By Xiuyuan Lu, DeepMind, USA, lxlu@deepmind.com | Benjamin Van Roy, DeepMind, USA, benvanroy@deepmind.com | Vikranth Dwaracherla, DeepMind, USA, vikranthd@deepmind.com | Morteza Ibrahimi, DeepMind, USA, mibrahimi@deepmind.com | Ian Osband, DeepMind, USA, iosband@deepmind.com | Zheng Wen, DeepMind, USA, zhengwen@deepmind.com
Reinforcement learning agents have demonstrated remarkable achievements in simulated environments. Data efficiency poses an impediment to carrying this success over to real environments. The design of data-efficient agents calls for a deeper understanding of information acquisition and representation. We discuss concepts and regret analysis that together offer principled guidance. This line of thinking sheds light on questions of what information to seek, how to seek that information, and what information to retain. To illustrate concepts, we design simple agents that build on them and present computational results that highlight data efficiency.

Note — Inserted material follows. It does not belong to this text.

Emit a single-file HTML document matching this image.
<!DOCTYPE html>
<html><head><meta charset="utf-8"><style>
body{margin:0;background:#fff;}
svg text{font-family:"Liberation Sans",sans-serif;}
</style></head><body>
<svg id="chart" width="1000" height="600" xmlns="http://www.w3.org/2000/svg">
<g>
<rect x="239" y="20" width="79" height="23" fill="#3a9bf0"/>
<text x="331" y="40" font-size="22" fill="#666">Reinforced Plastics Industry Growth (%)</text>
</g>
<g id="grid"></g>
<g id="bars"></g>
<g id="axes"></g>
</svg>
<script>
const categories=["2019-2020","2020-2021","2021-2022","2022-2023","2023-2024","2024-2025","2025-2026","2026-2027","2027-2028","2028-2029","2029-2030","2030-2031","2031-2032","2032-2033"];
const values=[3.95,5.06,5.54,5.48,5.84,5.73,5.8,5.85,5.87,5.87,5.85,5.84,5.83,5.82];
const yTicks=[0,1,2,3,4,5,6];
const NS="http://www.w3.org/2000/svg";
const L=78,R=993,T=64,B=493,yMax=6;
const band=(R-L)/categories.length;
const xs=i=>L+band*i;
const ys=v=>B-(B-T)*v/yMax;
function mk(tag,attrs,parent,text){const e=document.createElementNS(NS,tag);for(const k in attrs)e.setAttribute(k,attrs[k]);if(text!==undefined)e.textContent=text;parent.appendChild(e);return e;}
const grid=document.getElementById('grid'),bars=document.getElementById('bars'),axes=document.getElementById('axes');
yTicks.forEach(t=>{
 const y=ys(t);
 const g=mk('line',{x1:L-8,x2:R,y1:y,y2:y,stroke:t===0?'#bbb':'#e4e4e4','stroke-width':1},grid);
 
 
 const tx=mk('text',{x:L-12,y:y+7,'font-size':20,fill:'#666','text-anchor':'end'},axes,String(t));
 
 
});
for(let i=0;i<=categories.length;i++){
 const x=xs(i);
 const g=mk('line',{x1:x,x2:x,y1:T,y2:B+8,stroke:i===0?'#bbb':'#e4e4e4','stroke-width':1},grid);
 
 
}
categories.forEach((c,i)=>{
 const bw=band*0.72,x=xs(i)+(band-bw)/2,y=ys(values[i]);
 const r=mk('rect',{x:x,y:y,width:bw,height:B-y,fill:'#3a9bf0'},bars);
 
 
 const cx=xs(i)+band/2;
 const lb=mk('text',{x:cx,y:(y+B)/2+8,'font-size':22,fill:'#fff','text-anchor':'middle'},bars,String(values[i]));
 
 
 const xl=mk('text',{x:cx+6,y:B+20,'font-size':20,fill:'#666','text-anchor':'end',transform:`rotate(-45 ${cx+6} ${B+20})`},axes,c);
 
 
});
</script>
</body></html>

Reinforcement learning agents have demonstrated remarkable achievements in simulated environments. Data efficiency, however, significantly impedes carrying this success over to real environments. The design of data-efficient agents that address this problem calls for a deeper understanding of information acquisition and representation. This tutorial offers a framework that can guide associated agent design decisions. This framework is inspired in part by concepts from information theory that has grappled with data efficiency for many years in the design of communication systems.
In this tutorial, the authors shed light on questions of what information to seek, how to seek that information, and what information to retain. To illustrate the concepts, they design simple agents that build on them and present computational results that highlight data efficiency.
This book will be of interest to students and researchers working in reinforcement learning and information theorists wishing to apply their knowledge in a practical way to reinforcement learning problems.